Doesn't winter seem more like archiving season?

Willow ,'Lessons'


Coffee On My Monitor  

This thread is for Buffista quotage. Posts that are profound, witty, or otherwise deserving of immortality go here. This is also Shrift's source for the BRQG, so be aware that if your words end up here, they'll also end up there. Finally, please note which thread spawned the quotage and please white-out anything that might be spoilery to Un-Americans.


Theodosia - Aug 17, 2004 8:17:50 am PDT #6551 of 10000
'we all walk this earth feeling we are frauds. The trick is to be grateful and hope the caper doesn't end any time soon"

Nutty:

I've always been of the opinion that erotica is porn with a face lift. Same smut, different name, and we all pretend there aren't any funnylooking stretched-out parts around the eyes.


Deena - Aug 17, 2004 8:37:49 am PDT #6552 of 10000
How are you me? You need to stop that. Only I can be me. ~Kara

He makes me laugh and laugh:

Billytea:I am Maturo! Wonder at my superhero costume of sensible shoes and white socks pulled up to my knees! Be awestruck as I drive the Maturomobile on the freeway at 35 mph, protected by the inviolability of the Driving Hat! Behold my superpowers of getting kids offa my lawn!


Deena - Aug 17, 2004 8:53:57 am PDT #6553 of 10000
How are you me? You need to stop that.
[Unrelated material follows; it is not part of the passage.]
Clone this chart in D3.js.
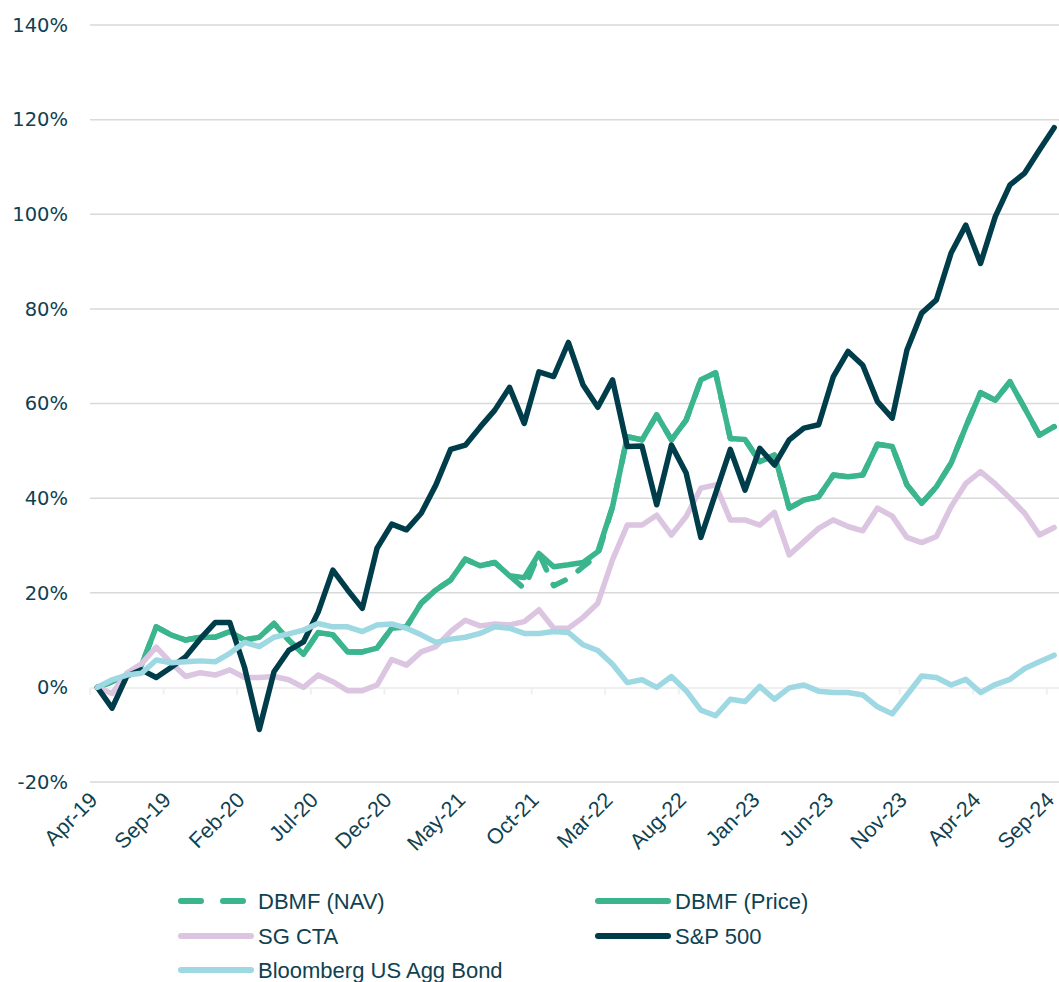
<!DOCTYPE html>
<html>
<head>
<meta charset="utf-8">
<script src="https://cdn.jsdelivr.net/npm/d3@7"></script>
<style>
  html, body { margin: 0; padding: 0; background: #ffffff; }
  svg { display: block; }
</style>
</head>
<body>
<svg id="chart" width="1059" height="982"></svg>
<script>
// Monthly categories, Apr-19 .. Sep-24
const months = [
  "Apr-19","May-19","Jun-19","Jul-19","Aug-19","Sep-19","Oct-19","Nov-19","Dec-19",
  "Jan-20","Feb-20","Mar-20","Apr-20","May-20","Jun-20","Jul-20","Aug-20","Sep-20","Oct-20","Nov-20","Dec-20",
  "Jan-21","Feb-21","Mar-21","Apr-21","May-21","Jun-21","Jul-21","Aug-21","Sep-21","Oct-21","Nov-21","Dec-21",
  "Jan-22","Feb-22","Mar-22","Apr-22","May-22","Jun-22","Jul-22","Aug-22","Sep-22","Oct-22","Nov-22","Dec-22",
  "Jan-23","Feb-23","Mar-23","Apr-23","May-23","Jun-23","Jul-23","Aug-23","Sep-23","Oct-23","Nov-23","Dec-23",
  "Jan-24","Feb-24","Mar-24","Apr-24","May-24","Jun-24","Jul-24","Aug-24","Sep-24"
];

// Axis tick labels
const xTickLabels = ["Apr-19","Sep-19","Feb-20","Jul-20","Dec-20","May-21","Oct-21","Mar-22","Aug-22","Jan-23","Jun-23","Nov-23","Apr-24","Sep-24"];
const yTicks = [-20, 0, 20, 40, 60, 80, 100, 120, 140];

// Cumulative returns (%)
const dbmfPrice = [
  0, 1.2, 2.6, 4.7, 12.8, 11.1, 10.0, 10.6, 10.6, 11.8, 10.0, 10.6, 13.5, 10.0, 7.0, 11.6, 11.1, 7.5, 7.5, 8.3, 12.5,
  12.8, 17.8, 20.6, 22.7, 27.1, 25.7, 26.4, 23.6, 23.2, 28.3, 25.5, 25.9, 26.4, 28.7,
  38.2, 53.0, 52.3, 57.6, 52.3, 56.5, 65.0, 66.5, 52.6, 52.4,
  47.7, 49.1, 37.9, 39.6, 40.3, 44.9, 44.5, 44.9, 51.4, 50.9, 42.8, 38.9,
  42.4, 47.4, 55.1, 62.3, 60.7, 64.6, 59.0, 53.3, 55.1
];
const dbmfNav = [
  0, 1.2, 2.6, 4.7, 12.8, 11.1, 10.0, 10.6, 10.6, 11.8, 10.0, 10.6, 13.5, 10.0, 7.0, 11.6, 11.1, 7.5, 7.5, 8.3, 12.5,
  12.8, 17.8, 20.6, 22.7, 27.1, 25.7, 26.4, 23.6, 20.9, 28.3, 21.5, 23.0, 25.5, 28.0,
  38.2, 53.0, 52.3, 57.6, 52.3, 56.5, 65.0, 66.5, 52.6, 52.4,
  47.7, 49.1, 37.9, 39.6, 40.3, 44.9, 44.5, 44.9, 51.4, 50.9, 42.8, 38.9,
  42.4, 47.4, 55.1, 62.3, 60.7, 64.6, 59.0, 53.3, 55.1
];
const sgCta = [
  0, -1.3, 3.0, 5.0, 8.5, 5.2, 2.3, 3.1, 2.6, 3.7, 2.1, 2.1, 2.3, 1.6, 0.0, 2.6, 1.2, -0.7, -0.7, 0.5, 5.9,
  4.7, 7.5, 8.6, 11.8, 14.2, 13.0, 13.4, 13.2, 13.9, 16.4, 12.5, 12.5, 14.8, 17.8,
  27.0, 34.3, 34.3, 36.4, 32.2, 36.1, 42.1, 42.8, 35.4, 35.4,
  34.3, 37.0, 28.0, 30.8, 33.6, 35.4, 34.0, 33.1, 37.9, 36.2, 31.7, 30.6,
  31.9, 38.2, 43.1, 45.6, 43.0, 40.0, 36.8, 32.2, 33.8
];
const sp500 = [
  0, -4.4, 2.4, 3.7, 2.1, 4.2, 6.5, 10.3, 13.7, 13.7, 4.2, -8.9, 3.3, 7.8, 9.6, 15.9, 24.8, 20.6, 16.7, 29.4, 34.5,
  33.3, 36.8, 42.8, 50.3, 51.2, 55.0, 58.6, 63.4, 55.8, 66.7, 65.7, 72.9, 63.9, 59.2,
  65.0, 50.9, 51.0, 38.6, 51.2, 45.3, 31.7, 41.0, 50.3, 41.7,
  50.5, 47.0, 52.3, 54.8, 55.5, 65.7, 71.0, 68.1, 60.4, 56.9, 71.3, 79.1,
  81.9, 91.8, 97.7, 89.6, 99.5, 106.2, 108.7, 113.6, 118.3
];
const usAgg = [
  0, 1.6, 2.6, 3.0, 5.8, 5.2, 5.4, 5.6, 5.4, 7.2, 9.5, 8.6, 10.6, 11.3, 12.1, 13.5, 12.8, 12.8, 11.8, 13.2, 13.4,
  12.5, 11.1, 9.5, 10.2, 10.6, 11.4, 12.8, 12.5, 11.4, 11.4, 11.8, 11.6, 9.0, 7.8,
  4.9, 1.0, 1.6, 0.0, 2.3, -0.7, -4.8, -6.0, -2.5, -3.0,
  0.2, -2.5, -0.1, 0.5, -0.8, -1.1, -1.1, -1.6, -4.1, -5.6, -1.6, 2.4,
  2.1, 0.5, 1.7, -1.1, 0.6, 1.7, 4.0, 5.4, 6.8
];

const seriesNames = ["DBMF (NAV)", "DBMF (Price)", "SG CTA", "S&P 500", "Bloomberg US Agg Bond"];
const seriesValues = [dbmfNav, dbmfPrice, sgCta, sp500, usAgg];
const seriesColors = ["#3bb58e", "#3bb58e", "#dcc5e1", "#003d4a", "#9dd8e3"];
const seriesDashed = [true, false, false, false, false];

const textColor = "#0f4150";

const svg = d3.select("#chart");

const plotLeft = 90, plotRight = 1061.5, plotTop = 25, plotBottom = 782;

const x = d3.scaleBand().domain(months).range([plotLeft, plotRight]).paddingInner(0).paddingOuter(0);
const xc = m => x(m) + x.bandwidth() / 2;
const y = d3.scaleLinear().domain([-20, 140]).range([plotBottom, plotTop]);

// Horizontal gridlines (zero drawn separately as the category axis)
svg.append("g")
  .selectAll("line")
  .data(yTicks.filter(t => t !== 0))
  .join("line")
  .attr("x1", plotLeft).attr("x2", plotRight)
  .attr("y1", d => y(d)).attr("y2", d => y(d))
  .attr("stroke", "#d9d9d9").attr("stroke-width", 1.5);

// Category axis at 0%
const xAxis = d3.axisBottom(x)
  .tickValues(xTickLabels)
  .tickSize(0)
  .tickFormat("");
const axisG = svg.append("g").attr("transform", `translate(0,${y(0)})`).call(xAxis);
axisG.select(".domain").attr("stroke", "#efefef").attr("stroke-width", 2);
// boundary tick marks every five months
const boundaryTicks = months.filter((m, i) => i % 5 === 0).map(m => x(m));
boundaryTicks.push(x(months[months.length - 1]) + x.bandwidth());
axisG.selectAll("line.btick")
  .data(boundaryTicks)
  .join("line")
  .attr("class", "btick")
  .attr("x1", d => d).attr("x2", d => d)
  .attr("y1", 0).attr("y2", 7)
  .attr("stroke", "#efefef").attr("stroke-width", 2);

// Y axis labels
const yAxis = d3.axisLeft(y).tickValues(yTicks).tickSize(0).tickFormat(d => d + "%");
const yG = svg.append("g").attr("transform", "translate(68,0)").call(yAxis);
yG.select(".domain").remove();
yG.selectAll("text")
  .attr("x", 0)
  .attr("fill", textColor)
  .style("font-family", "'DejaVu Sans', Verdana, sans-serif")
  .style("font-size", "19.5px");

// Rotated x labels
svg.append("g")
  .selectAll("text")
  .data(xTickLabels)
  .join("text")
  .attr("transform", d => `translate(${xc(d) - 4},${plotBottom + 14}) rotate(-45)`)
  .attr("text-anchor", "end")
  .attr("dy", "0.35em")
  .attr("fill", textColor)
  .style("font-family", "'Liberation Sans', Arial, sans-serif")
  .style("font-size", "21.5px")
  .text(d => d);

// Series lines
const line = d3.line()
  .x((d, i) => xc(months[i]))
  .y(d => y(d));

svg.append("g")
  .selectAll("path")
  .data(seriesValues)
  .join("path")
  .attr("d", d => line(d))
  .attr("fill", "none")
  .attr("stroke", (d, i) => seriesColors[i])
  .attr("stroke-width", 5.5)
  .attr("stroke-linejoin", "round")
  .attr("stroke-linecap", "round")
  .attr("stroke-dasharray", (d, i) => seriesDashed[i] ? "14 16" : null);

// Legend
const legendItems = [
  { idx: 0, x: 181, y: 901 },
  { idx: 1, x: 598, y: 901 },
  { idx: 2, x: 181, y: 936 },
  { idx: 3, x: 598, y: 936 },
  { idx: 4, x: 181, y: 970 }
];
const lg = svg.append("g")
  .selectAll("g")
  .data(legendItems)
  .join("g")
  .attr("transform", d => `translate(${d.x},${d.y})`);
lg.append("line")
  .attr("x1", 0).attr("x2", 70)
  .attr("y1", 0).attr("y2", 0)
  .attr("stroke", d => seriesColors[d.idx])
  .attr("stroke-width", 6)
  .attr("stroke-linecap", "round")
  .attr("stroke-dasharray", d => seriesDashed[d.idx] ? "20 22" : null);
lg.append("text")
  .attr("x", 77)
  .attr("y", 0)
  .attr("dy", "0.35em")
  .attr("fill", textColor)
  .style("font-family", "'Liberation Sans', Arial, sans-serif")
  .style("font-size", "22px")
  .text(d => seriesNames[d.idx]);
</script>
</body>
</html>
Only I can be me. ~Kara

I promise not to spam this thread after this.

In FF:WR&E, talking about the badfic plot in the wrong hands:

Dana: The thought of how she would describe the cannibalism is actually making me a little queasy.
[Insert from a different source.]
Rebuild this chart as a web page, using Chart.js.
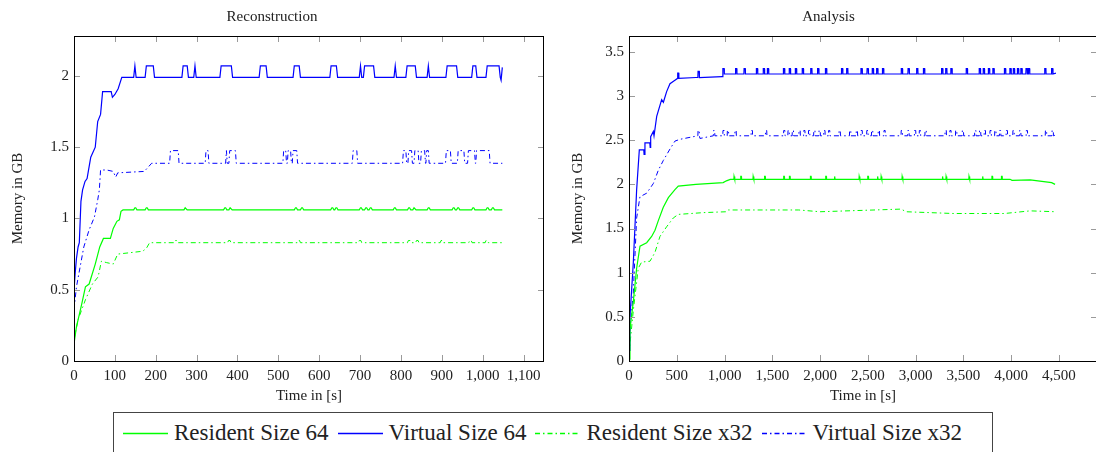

Theodosia: Sounds like comedy gold to me....

connie neil: At least we'd know there was a good reason for body parts to be in odd places.


juliana - Aug 17, 2004 11:47:59 am PDT #6554 of 10000
I’d be lying if I didn’t say that I miss them all tonight…

Ginger, in Bitches:

I swear I need to start my own company: "Breast Cancer for Bitches" with the motto "Give me a pink bow and I'll have to shoot you."


deborah grabien - Aug 17, 2004 3:49:18 pm PDT #6555 of 10000
It really doesn't matter. It's just an opinion. Don't worry about it. Not worth the hassle.

Raquel in Bitches, summing it up:

The best thing about the Olympic coverage being on multiple affiliates is not having to listen to the snarky twits on NBC. And ya know? I never wanted to know that Katie Couric calls Bob Costas "Spongebob."


Daisy Jane - Aug 17, 2004 7:17:36 pm PDT #6556 of 10000
"This bar smells like kerosene and stripper tears."

tommyrot: I think the issue of the proper awards ceremony behavior can best be resolved by asking the question: "What would Numfar do?"


billytea - Aug 18, 2004 8:20:53 am PDT #6557 of 10000
You were a wrong baby who grew up wrong. The wrong kind of wrong. It's better you hear it from a friend.

Hec, in Bitches, blaming it on the Bassanova:

There are so many Basset mixed breeds in my neighborhood, I have come to the conclusion that there is a sex god Basset on the loose. I have come to call him...Bassanova, and composed raps to him in a low, Big Daddy Kane style.

"Yo yo yo / my name is Bassanova / ya know I'm low slung / but I'm hung to get ovah..."


Theodosia - Aug 18, 2004 8:24:43 am PDT #6558 of 10000
'we all walk this earth feeling we are frauds. The trick is to be grateful and hope the caper doesn't end any time soon"

Nutty on personal defense in the Movies topic:

On topic, I am sort of surprised that more horror movie villains do not use frying pans. Always the knives, they go for. These dudes are (a) villains, (b) insane, and (c) usually undead. Shouldn't they be dumber, and try to kill Our Heroine with, like, a can of creamed corn or a baguette or something? But no, always the knives, except when it's a chain saw.


Trudy Booth - Aug 18, 2004 11:12:40 am PDT #6559 of 10000
Greece's financial crisis threatens to take down all of Western civilization - a civilization they themselves founded. A rather tragic irony - which is something they also invented. - Jon Stewart

Beverly: When the elder kid was teething, the pediatrician recommended a half-teaspoon of wine in 6 oz. of liquid in his bedtime bottle. It did make him fall asleep a little easier. The younger? A social drunk. It didn't sedate him, it wound him up, and he wanted company.


Theodosia - Aug 19, 2004 6:56:47 am PDT #6560 of 10000
'we all walk this earth feeling we are frauds. The trick is to be grateful and hope the caper doesn't end any time soon"

Raquel:

I've hit an all-time low in breakfast nutrition, and am having an ice cream float.